In the course of the correspondence, McKeigue wrote that the sacked member of staff had indeed spoken to him, offering this information and other personal details about Wiley.

McKeigue told the BBC that although he did plan on revealing the location of the office he had no intention of making the more personal information public.

But Wiley didn't know this, and meanwhile he was well aware that McKeigue's close contacts include the Damascus-based British blogger, Vanessa Beeley.

Beeley extols the virtues of the Syrian army as well as President Bashar al-Assad and his wife, often posting photographs of herself with members of the Syrian regime and military commanders on social media.

Wiley says he fears that anything McKeigue knows he may have told Beeley, and that she may have passed it on to the Syrian state. So he is not taking any risks. He is currently making plans to relocate the entire Cija archive and staff, and to uproot his family too.

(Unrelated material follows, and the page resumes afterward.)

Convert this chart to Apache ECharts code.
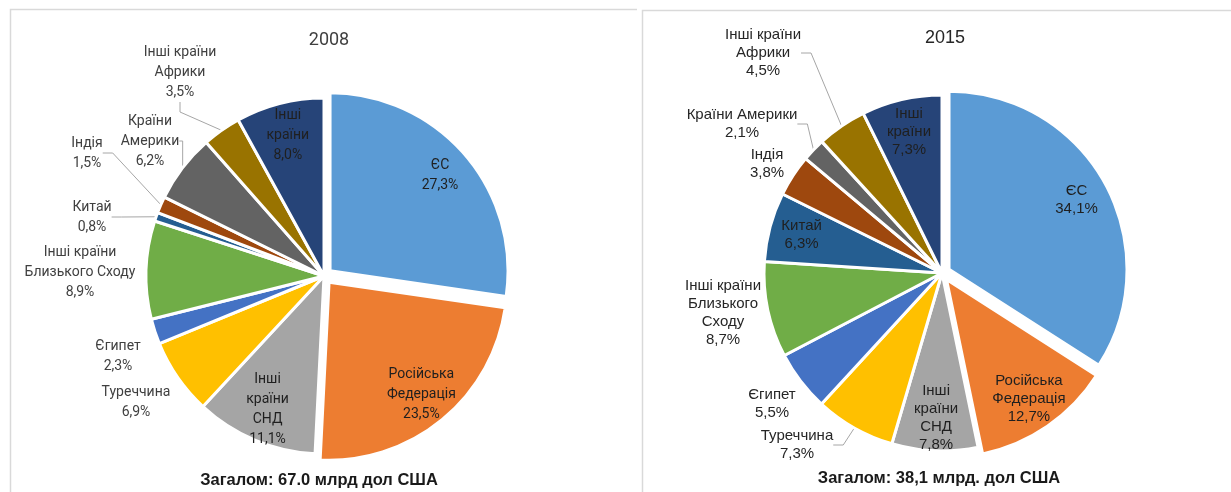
<!DOCTYPE html>
<html>
<head>
<meta charset="utf-8">
<script src="https://cdn.jsdelivr.net/npm/echarts@6/dist/echarts.min.js"></script>
<style>
  html, body { margin: 0; padding: 0; background: #fff; }
  #chart { width: 1231px; height: 492px; }
</style>
</head>
<body>
<div id="chart"></div>
<script>
// категорії (порядок секторів за годинниковою стрілкою від 12 години)
const categories = [
  "ЄС", "Російська Федерація", "Інші країни СНД", "Туреччина", "Єгипет",
  "Інші країни Близького Сходу", "Китай", "Індія", "Країни Америки",
  "Інші країни Африки", "Інші країни"
]
// підписи з переносами, як на малюнку
const labels2008 = [
  "ЄС", "Російська\nФедерація", "Інші\nкраїни\nСНД", "Туреччина", "Єгипет",
  "Інші країни\nБлизького Сходу", "Китай", "Індія", "Країни\nАмерики",
  "Інші країни\nАфрики", "Інші\nкраїни"
]
const labels2015 = [
  "ЄС", "Російська\nФедерація", "Інші\nкраїни\nСНД", "Туреччина", "Єгипет",
  "Інші країни\nБлизького\nСходу", "Китай", "Індія", "Країни Америки",
  "Інші країни\nАфрики", "Інші\nкраїни"
]
const values2008 = [27.3, 23.5, 11.1, 6.9, 2.3, 8.9, 0.8, 1.5, 6.2, 3.5, 8.0]
const values2015 = [34.1, 12.7, 7.8, 7.3, 5.5, 8.7, 6.3, 3.8, 2.1, 4.5, 7.3]
const titles = ["2008", "2015"]
const totals = ["Загалом: 67.0 млрд дол США", "Загалом: 38,1 млрд. дол США"]

const colors = [
  "#5B9BD5", "#ED7D31", "#A5A5A5", "#FFC000", "#4472C4", "#70AD47",
  "#255E91", "#9E480E", "#636363", "#997300", "#264478"
]

// розкладка підписів (окремо від даних)
const layout2008 = {
  center: [324, 276],
  font: "Roboto", fontSize: 14, lineHeight: 20, outColor: "#404040",
  inside: [0, 1, 2, 10],
  leader: [6, 7, 8, 9],
  pos: { 3: [136, 402], 4: [118, 356], 5: [80, 272], 6: [92, 217], 7: [87, 153], 8: [150, 141], 9: [180, 72] },
}
const layout2015 = {
  center: [942, 273],
  font: "Liberation Sans", fontSize: 15, lineHeight: 18, outColor: "#262626",
  inside: [0, 1, 2, 6, 10],
  leader: [3, 8, 9],
  pos: { 3: [797, 445], 4: [772, 404], 5: [723, 313], 7: [767, 164], 8: [742, 124], 9: [763, 53] },
}
const exploded = [0, 1]
const insideK = 1.58 // всередині: ~0.79 радіуса замість 0.5

const fmt = (v) => v.toFixed(1).replace(".", ",") + "%"

const buildData = (values, labels, lay) =>
  values.map((v, i) => ({
    name: categories[i],
    value: v,
    selected: exploded.includes(i),
    itemStyle: { color: colors[i] },
    label: {
      position: lay.inside.includes(i) ? "inside" : "outside",
      formatter: labels[i] + "\n" + fmt(v),
      color: lay.inside.includes(i) ? "#1f1f1f" : lay.outColor,
      align: "center",
    },
    labelLine: { show: lay.leader.includes(i) },
  }))

const pie = (values, labels, lay) => ({
  type: "pie",
  center: lay.center,
  radius: [0, 178],
  startAngle: 90,
  clockwise: true,
  selectedMode: "multiple",
  selectedOffset: 8,
  animation: false,
  avoidLabelOverlap: false,
  itemStyle: { borderColor: "#fff", borderWidth: 3 },
  label: { fontSize: lay.fontSize, lineHeight: lay.lineHeight, fontFamily: lay.font },
  labelLine: { length: 10, length2: 10, lineStyle: { color: "#a6a6a6", width: 1 } },
  labelLayout: (p) => {
    const i = p.dataIndex
    if (lay.inside.includes(i)) {
      const r = p.labelRect
      const lx = r.x + r.width / 2
      const ly = r.y + r.height / 2
      return { dx: (insideK - 1) * (lx - lay.center[0]), dy: (insideK - 1) * (ly - lay.center[1]) }
    }
    const q = lay.pos[i]
    return { x: q[0], y: q[1], align: "center", verticalAlign: "middle", hideOverlap: false }
  },
  emphasis: { disabled: true },
  data: buildData(values, labels, lay),
})

const chart = echarts.init(document.getElementById("chart"))
chart.setOption({
  backgroundColor: "#fff",
  title: [
    { text: titles[0], left: 324, top: 26, textAlign: "center",
      textStyle: { fontSize: 18, fontWeight: "normal", color: "#404040", fontFamily: "Roboto" } },
    { text: titles[1], left: 940, top: 24, textAlign: "center",
      textStyle: { fontSize: 18, fontWeight: "normal", color: "#262626", fontFamily: "Liberation Sans" } },
    { text: totals[0], left: 314, top: 467, textAlign: "center",
      textStyle: { fontSize: 16.5, fontWeight: "bold", color: "#1a1a1a", fontFamily: "Liberation Sans" } },
    { text: totals[1], left: 934, top: 465, textAlign: "center",
      textStyle: { fontSize: 16.5, fontWeight: "bold", color: "#1a1a1a", fontFamily: "Liberation Sans" } },
  ],
  graphic: [
    // рамки панелей
    { type: "polyline", shape: { points: [[10.5, 492], [10.5, 9.5], [637, 9.5]] },
      style: { stroke: "#d9d9d9", lineWidth: 1.5, fill: null } },
    { type: "polyline", shape: { points: [[642.5, 492], [642.5, 10.5], [1231, 10.5]] },
      style: { stroke: "#d9d9d9", lineWidth: 1.5, fill: null } },
  ],
  series: [
    pie(values2008, labels2008, layout2008),
    pie(values2015, labels2015, layout2015),
  ],
})
</script>
</body>
</html>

The sacked Cija staff member says she would never deliberately compromise the security of ex-colleagues or their families and does not believe she has done so.

Both McKeigue and Beeley are members of the Working Group on Syria, Propaganda and Media, a group of "independent researchers" and academics many of whom share McKeigue's view that British and US intelligence services are using the media to cast the Syrian government in a negative light, in order to make the case for regime change.

I discussed the Working Group in my Mayday podcast which traces the life and death of James Le Mesurier, a former British army officer, and co-founder of the White Helmets - a group of ordinary Syrian civilians trained with the help of Western funding in how to rescue survivors from bombed buildings. The email exchange between McKeigue and "Ivan" is the subject of a 12th episode of the podcast, which will be published on 6 April.

It was thanks to this podcast that I ended up on McKeigue's blacklist of journalists. "From the Mayday podcasts it is clear that you are working with... a presumed MI6 officer," he wrote to me.